Last morning, the power was gone. He wanted to, but standing up was not an option anymore. His hind legs were too weak to carry. I picked him up and brought him outside so that he could relieve himself. He hung like a sack of old bones, but with enough stance to let me know that he didn’t fully agree with airborne travel. I brought him in again, cleaned him, lay him on a clean towel and gave him some water. He didn’t even lift his head for that.
The complimentary rabbit skull was ignored.
The other two knew. She lay by him for the bigger part of the day and watched over us. He came and went, it’s how he works and cares.
That evening it was time.
He had some spurts during the day, but the message was clear. He didn’t have the power anymore, and it was time to rest. With everything he lived through before us, it is a gift that he stayed who he was and for such a long time. The calm, friendly big fuzzball who did know how to wolf sometimes.

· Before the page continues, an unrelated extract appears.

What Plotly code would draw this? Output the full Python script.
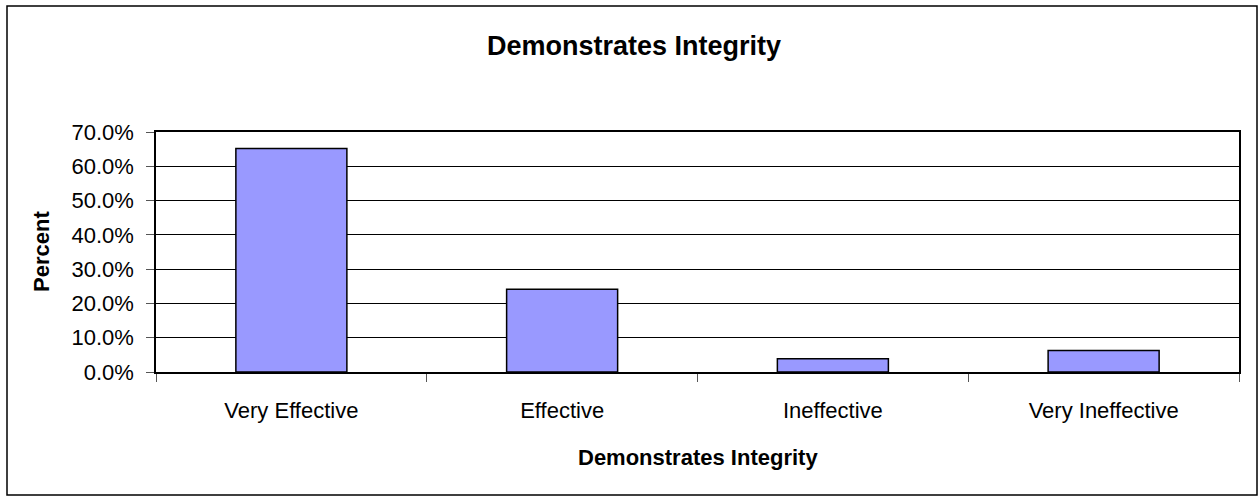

The doc came, shaved a bit of fur of his leg. She was keeping an eye on everything, monitoring that all went well. He held his head high, looking around once more. As the first dose started working, he slowly lay down without losing his posture. In the afternoon he was also asleep for a while. In his dream he was running, his legs kicking. It was the most his hindlegs moved all day and it was in the best of ways.
As the second dose started coursing through his veins, the relaxed breathing started to fade. From sleep till more. Almost an invisible transition, just slipping into the deepest sleep.
Afterward, as I sat next to him and lifted his lifeles head I noticed the difference. I realized how much strength there used to be in those stubborn old bones. The husk was empty and that strength was not needed anymore. For the rest of the chase, he can finally run free.